Hunger whittles the standard biopic conventions down to an elemental level, where character information, bursts of violence, and crucial politics rush by in a flash, lasting just long enough for a vapor of subtext to potently linger. McQueen brilliantly builds his narrative out of silence within horrific spaces, relying on the textures of the place to speak for its characters. Feces cover the walls in Jackson Pollack-like patterns, urine flows from under doorways, and blood stains overlap on the concrete floors, stubborn displays of disobedience from the inside out.

Everything builds off of Michael Fassbender’s haunting physical performance, both before his body transforms into a riddled mesh of bones and sores, and certainly after. There’s really only one major dialogue scene in the film, and it’s a 16 minute stunner between Sands and Father Dominic Moran (Liam Cunningham) shot in one static long take. Here, McQueen sums up his film’s thesis – ideological suffering and physical pain are completely different entities, yet connected by the failures of compassion and communication.
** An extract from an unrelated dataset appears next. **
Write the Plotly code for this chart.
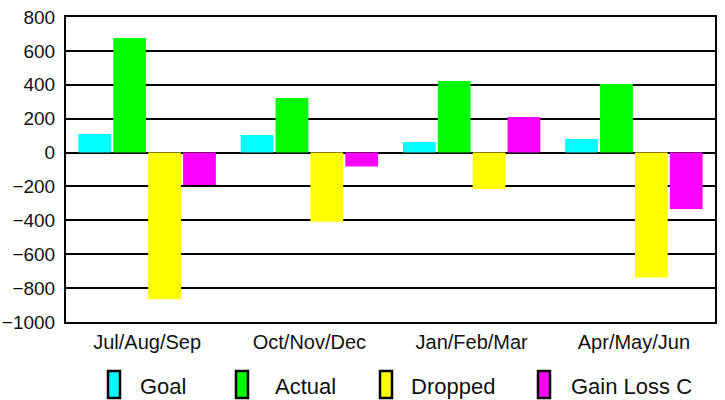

Hunger takes this momentum and churns one final silent coup, a slow, mostly still disintegration of body but not mind, showing Sands at rest remembering the simple beauty of his origins, unwavering in his dedication to the cause. Is it real, romanticized, or just memories merging together to justify his sacrifice? This mental battle is both a scary, devastating, and thought-provoking finale to a film dedicated to the horrors of interior conflict.